On Wednesday, April 29, 1903 at 10:00 am funeral services were held in the parlor of No. 352.
Mrs. Openhym and her sons remained in the house. Her husband’s estate, at just under $850,000, afforded her to continue her lifestyle, including her several philanthropies. She was a member of the National Arts Club, Women’s Health Protective, Hebrew Orphan Asylum of the City of New York and the Consumers’ League of New York.
Ardently supportive of health causes, she hosted a meeting of the Managing Committee of the Bloomingdale District Nurse Association here in 1905. The group supplied trained nurses for the very poor in the far upper west side.

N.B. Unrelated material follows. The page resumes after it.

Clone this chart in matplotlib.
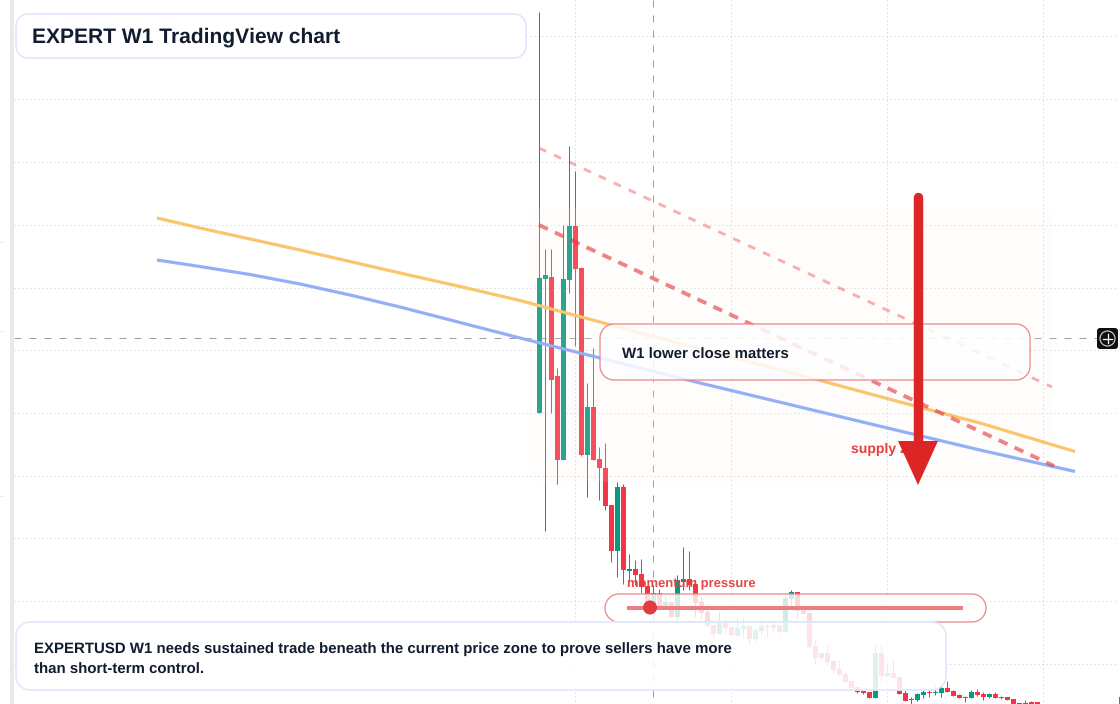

Mrs. Openhym died in 1933 and shortly afterwards Amos Canfield and his wife were living in No. 352. Rosa Murphy Canfield had been private secretary to John D. Rockefeller. The Canfields cautiously updated the house, including installing elevators in 1939. After Amos Canfield’s death in 1939, the house became the residence of young Jesuit priests.
Little was changed with this new use of the structure. On the first floor were the kitchen, reception and lobby. The second floor was used for the dining room and the “chapel lounge,” while above were bedrooms, offices, studies and “servants quarters.”
|The circular sitting room follows the lines of the bowed facade -- photo luxuryrealestate.com|
Almost three decades later, the order sold the house to Alabama native Jim Rogers – the former hedge fund broker who co-founded Quantum Fund and retired at the age of 37. Rogers paid $107,300 for the nearly-untouched vintage property.
Rogers’ investment sense paid off. After moving his family overseas, he sold No. 352 to Helen LaKelly Hunt, daughter of oil magnate H. L. Hunt in October of 2006 for $15.5 million.
With her husband, clinical pastoral counselor Harville Hendrix, Ms. Hunt conducted couples workshops and was a founder of the Sister Fund whose goal is to empower women and girls in all areas – financial, spiritual, political and social.
The pristine property, astonishingly never broken into apartments or disfigured, was put back on the market in 2011 for $61.9 million.